A Fontenoy, Mai 1745, Louis XV, accompagné du Dauphin vit, après l’enfoncement des Gardes Françaises et malgré le mur inébranlable des régiments Suisses, la bataille prendre une mauvaise tournure …Les 16000 hommes de Cumberland menaçaient sérieusement la ligne française. Lally-Tollendal (Tulac-na-Dalla) avec ses 3800 irlandais donna l’ordre : « Allez à l’encontre des ennemis de France sans ouvrir le feu jusqu’à ce que vos baïonnettes touchent leur ventre ! ». Pour les Irlandais, plutôt que de tirer, l’arme blanche était préférée. Pendant que, sur ordre royal, La Maison du Roi chargeait, les Irlandais fondirent sur les britanniques aux sons des cornemuses, fifres et tambours en jouant l’hymne de Stuart « La cocarde blanche » et en hurlant « Cuimhnigi ar Luimneach agus ar feall na Sasanach » (Souvenez-vous de Limerick et de la perfidie des saxons). La situation se renversa et la victoire fut complète. Pour les récompenser, le roi remit l’étendard royal au régiment Dillon. Le sergent Wheelock du régiment de Bulkeley prit le drapeau du 2ème rég. des Gardes anglaises. Durant le siècle, 500 000 irlandais tomberont au service du Roi et l’expression « Remember Fontenoy » sera longtemps le cri de ralliement.
Rappelons que Louis XV se signala en Europe comme un prince humaniste, s’écriant « que le sang versé était avant tout le sang des hommes ». Il fit soigner tous les blessés sans distinction de camp. De nombreux volontaires britanniques, fuyant l’Angleterre hanovrienne furent aussi présents dans nos rangs, jusqu’à 11,7% dans le régiment irlandais de Clare. Une immense croix celtique fut apportée par les Irlandais en 1907, pour commémorer cette victoire Franco-Irlandaise. Elle porte comme inscription : «Limérick le 13 octobre 1691-Fontenoy le 11 mai 1745.A la mémoire des soldats de la Brigade Irlandaise qui, sur le champ de bataille de Fontenoy, se vengèrent de la violation du Traité de Limérick».

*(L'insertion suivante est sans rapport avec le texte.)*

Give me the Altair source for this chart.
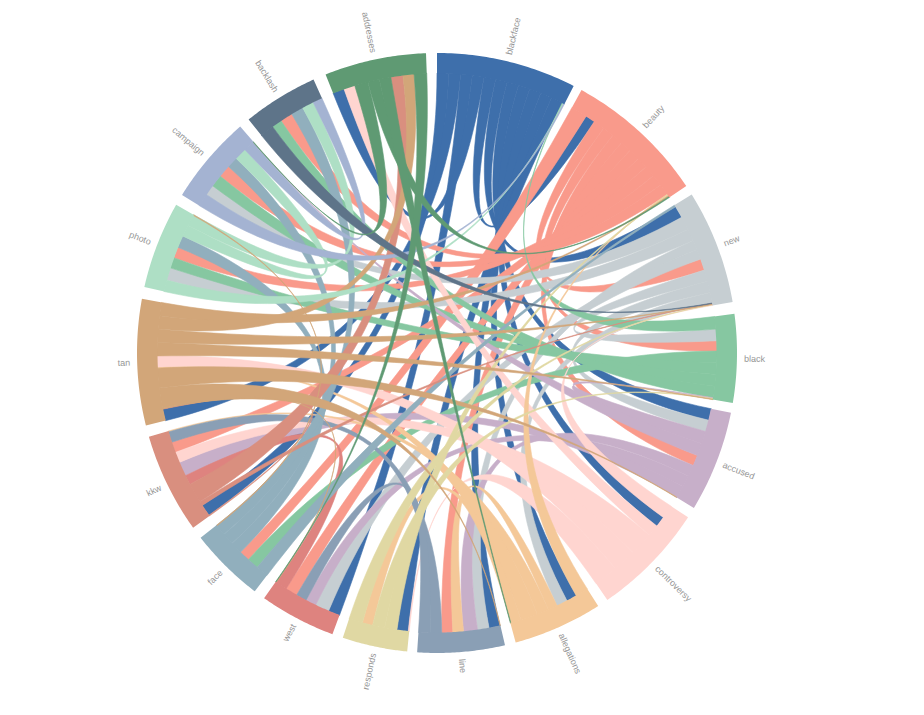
import math
import altair as alt
import pandas as pd

NAMES = ["blackface","beauty","new","black","accused","controversy","allegations","line",
         "responds","west","face","kkw","tan","photo","campaign","backlash","addresses"]
COLORS = ["#3e6fab","#f99a8b","#c6ced2","#86c7a1","#c7afc9","#ffd5d0","#f4c898","#8a9fb5",
          "#e0d8a3","#de837f","#91afbd","#d98f7f","#d2a679","#aedfc5","#a4b3d2","#5e7489","#5f9a73"]
STARTS = [0.0,28.8,58.1,82.5,101.5,123.2,147.5,166.9,185.7,200.4,217.4,234.4,256.0,282.7,301.8,321.1,338.2]
ENDS = [27.1,56.2,80.2,99.6,121.1,145.4,164.8,183.8,198.3,215.2,232.0,253.8,280.4,299.6,319.0,335.7,357.9]

blackface = [("kkw",2.4),("tan",2.4),("west",2.4),("addresses",2.4),("beauty",2.4),("new",2.4),("accused",2.4),
             ("controversy",2.4),("allegations",2.4),("line",2.4),("responds",2.4),
             ("black",.15),("photo",.15),("campaign",.2)]
beauty = [("face",3.4),("blackface",2.0),("new",2.35),("black",2.35),("accused",2.35),("line",2.35),("west",2.35),
          ("kkw",2.35),("photo",2.35),("campaign",2.35),("backlash",2.35),
          ("allegations",.2),("responds",.2),("tan",.2),("addresses",.2)]
new = [("face",.4),("blackface",2.5),("campaign",2.8),("photo",2.6),("line",2.0),("west",2.1),("beauty",2.4),
       ("black",2.4),("accused",2.4),("allegations",2.2),("backlash",.1),("kkw",.1),("tan",.1),("responds",.1),("controversy",.1)]
black = [("blackface",2.6),("new",2.4),("beauty",2.1),("face",2.4),("photo",2.4),("campaign",2.4),("backlash",2.4),
         ("accused",.15),("responds",.15),("tan",.1)]
accused = [("blackface",2.4),("new",2.4),("black",2.6),("campaign",2.6),("beauty",2.2),("line",2.4),("west",2.4),("kkw",2.5),("tan",.1)]
controversy = [("new",2.8),("blackface",2.2),("addresses",2.4),("kkw",4.9),("tan",4.9),("responds",5.0)]
allegations = [("beauty",2.7),("blackface",2.2),("new",2.3),("line",2.0),("kkw",2.5),("tan",3.6),("responds",2.2),("addresses",.1)]
line = [("tan",.1),("blackface",2.3),("new",2.4),("accused",2.9),("allegations",2.2),("beauty",2.3),("kkw",2.4),("west",2.4)]
responds = [("controversy",.2),("blackface",2.3),("beauty",2.5),("black",2.5),("allegations",2.1),("new",2.8)]
west = [("blackface",2.4),("new",2.9),("accused",2.2),("line",2.2),("beauty",2.5),("kkw",2.4),("tan",.1),("addresses",.1)]
face = [("new",2.6),("black",2.4),("beauty",2.2),("photo",2.5),("campaign",2.5),("backlash",2.4)]
kkw = [("tan",.2),("blackface",2.4),("new",.9),("addresses",4.1),("west",2.0),("accused",3.0),("controversy",2.2),
       ("beauty",2.2),("line",2.2),("allegations",.2)]
tan = [("blackface",2.2),("kkw",.1),("west",.1),("line",3.8),("accused",3.7),("allegations",.1),("controversy",2.2),
       ("black",2.5),("new",2.5),("addresses",2.5),("beauty",2.5)]
photo = [("blackface",2.4),("new",2.6),("black",2.2),("beauty",2.3),("face",2.5),("campaign",2.4),("backlash",2.5)]
campaign = [("blackface",2.7),("new",2.2),("black",2.5),("beauty",2.6),("face",2.3),("photo",2.5),("backlash",2.2),("accused",.1),("addresses",.1)]
backlash = [("new",2.9),("black",2.1),("beauty",2.6),("face",2.6),("photo",2.4),("campaign",2.0)]
addresses = [("blackface",2.4),("controversy",2.3),("campaign",2.8),("beauty",2.4),("allegations",2.4),("kkw",2.5),("tan",2.3),("west",2.6)]
SLOTS = [blackface,beauty,new,black,accused,controversy,allegations,line,responds,west,face,kkw,tan,photo,campaign,backlash,addresses]

# hairline links that run along the clockwise end of both groups: group, group, colour group
THIN_LINKS = [("photo","face","tan")]
THIN_WIDTH = 0.15

# partners whose colour shows as a stripe inside the named group
STRIPES = {
 "addresses":["blackface","controversy","kkw","tan"],
 "beauty":["blackface"],
 "new":["blackface","beauty"],
 "black":["new","beauty"],
 "accused":["blackface","new","beauty"],
 "controversy":["blackface"],
 "allegations":["blackface","new"],
 "line":["blackface","new","accused","allegations","beauty"],
 "responds":["blackface","allegations"],
 "west":["blackface","new","accused","line","beauty"],
 "face":["black","beauty"],
 "kkw":["blackface","west","accused","controversy","beauty","line"],
 "tan":["blackface","controversy"],
 "photo":["new","black","beauty","face"],
 "campaign":["new","black","beauty","face","photo"],
 "backlash":["black","beauty","face","photo","campaign"],
}

R_OUT, R_IN = 300, 280
CX, CY = 429, 345

def pt(deg, r=R_IN):
    t = math.radians(deg)
    return [r*math.sin(t), -r*math.cos(t)]

slot_pos = {}
for i, name in enumerate(NAMES):
    tot = sum(w for _, w in SLOTS[i])
    k = (ENDS[i]-STARTS[i])/tot
    a = STARTS[i]
    for partner, w in SLOTS[i]:
        slot_pos[(name, partner)] = (a, a+w*k)
        a += w*k

def arc(a0, a1, r=R_IN, n=10):
    return [pt(a0+(a1-a0)*s/n, r) for s in range(n+1)]

def quad(p, q, n=40):
    out = []
    for s in range(1, n):
        u = s/n
        out.append([(1-u)**2*p[0]+u*u*q[0], (1-u)**2*p[1]+u*u*q[1]])
    return out

def owner(a, b):
    if a in STRIPES.get(b, []): return a
    if b in STRIPES.get(a, []): return b
    wa = slot_pos[(a,b)][1]-slot_pos[(a,b)][0]
    wb = slot_pos[(b,a)][1]-slot_pos[(b,a)][0]
    return a if wa >= wb else b

def ribbon(a0, a1, b0, b1, color):
    ring = arc(a0, a1) + quad(pt(a1), pt(b0)) + arc(b0, b1) + quad(pt(b1), pt(a0))
    ring.append(ring[0])
    return {"type":"Feature","geometry":{"type":"Polygon","coordinates":[ring]},"properties":{"color":color}}

ribbons = []
for (a, b), (a0, a1) in slot_pos.items():
    if NAMES.index(a) >= NAMES.index(b) or (b, a) not in slot_pos:
        continue
    b0, b1 = slot_pos[(b, a)]
    own = NAMES.index(owner(a, b))
    ribbons.append((own, ribbon(a0, a1, b0, b1, COLORS[own])))
ribbons.sort(key=lambda r: r[0])
features = [f for _, f in ribbons]
for a, b, c in THIN_LINKS:
    ea, eb = ENDS[NAMES.index(a)], ENDS[NAMES.index(b)]
    features.append(ribbon(ea-THIN_WIDTH, ea, eb-THIN_WIDTH, eb, COLORS[NAMES.index(c)]))

rings = []
for i, name in enumerate(NAMES):
    ring = arc(STARTS[i], ENDS[i], R_OUT, 40) + arc(ENDS[i], STARTS[i], R_IN-0.5, 40)
    ring.append(ring[0])
    rings.append({"type":"Feature","geometry":{"type":"Polygon","coordinates":[ring]},
                  "properties":{"color":COLORS[i],"name":name}})

rows = []
for i, name in enumerate(NAMES):
    m = (STARTS[i]+ENDS[i])/2
    x, y = pt(m, 307)
    right = m < 180
    rows.append({"name":name,"x":x,"y":y,"angle":(m-90)%360 if right else (m+90)%360,"side":"r" if right else "l"})
labels = pd.DataFrame(rows)

proj = dict(type="identity", scale=1, translate=[CX, CY])

def shapes(feats, sw):
    return alt.Chart(alt.Data(values=feats)).mark_geoshape(filled=True, strokeWidth=sw).encode(
        color=alt.Color("properties.color:N", scale=None),
        stroke=alt.Stroke("properties.color:N", scale=None)).project(**proj)

def text(side, align):
    return alt.Chart(labels[labels.side == side]).mark_text(
        align=align, baseline="middle", font="Liberation Sans", fontSize=9, color="#969696").encode(
        longitude="x:Q", latitude="y:Q", angle=alt.Angle("angle:Q", scale=None), text="name:N").project(**proj)

chart = alt.layer(shapes(features, 0.6), shapes(rings, 0), text("r","left"), text("l","right")).properties(
    width=908, height=699, padding=0).configure_view(stroke=None)
chart.save("out.html", embed_options={"renderer": "svg", "actions": False})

La Brigade irlandaise est aussi présente, sous Montcalm, en Amérique où, en septembre 1755, 3000 irlandais attaquent les 9000 anglais de W. Johnson. Elle participe en 1756 à la prise du fort d’Oswego, puis contribue à la terrible défaite anglaise du fort William Henry. Le 8 juillet 1758, c’est Ticonderoga (fort Carillon), autre cuisante défaite anglaise…Des déserteurs irlandais, enrôlés de force dans l’armée anglaise, rejoignirent nos troupes qui, à l’époque, n’étaient composées que de volontaires. Les Irlandais, aussi en uniforme rouge et particulièrement craints, seront repérés à la bataille de Québec, mais leur intervention tardive ne permit pas d’inverser l’issue de cette malheureuse défaite. Après la victoire de Lévis à Ste Foy, certains irlandais resteront en francisant leurs noms, afin d’éviter toute persécution et partageront les déboires des français sur le continent américain. Sous Louis XVI, la guerre d’indépendance américaine, verra partir en premier contre l’oppresseur anglais, les officiers du régiment de Dillon et de Walsh. Puis vint la Révolution, de nombreux irlandais rejoindront l’armée des Princes, par fidélité au Roi et pour fuir les persécutions. Le colonel Lord Rice, tenta même de sauver la reine. Le comte Arthur de Dillon, héros de la guerre d’indépendance américaine, mourra sur l’échafaud en avril 1794. C’est à un irlandais, l’abbé Edgeworth de Firmont, que revient l’honneur d’accompagner le roi Louis XVI à la mort en prononçant ces mots : « Fils de Saint Louis, montez au Ciel ! »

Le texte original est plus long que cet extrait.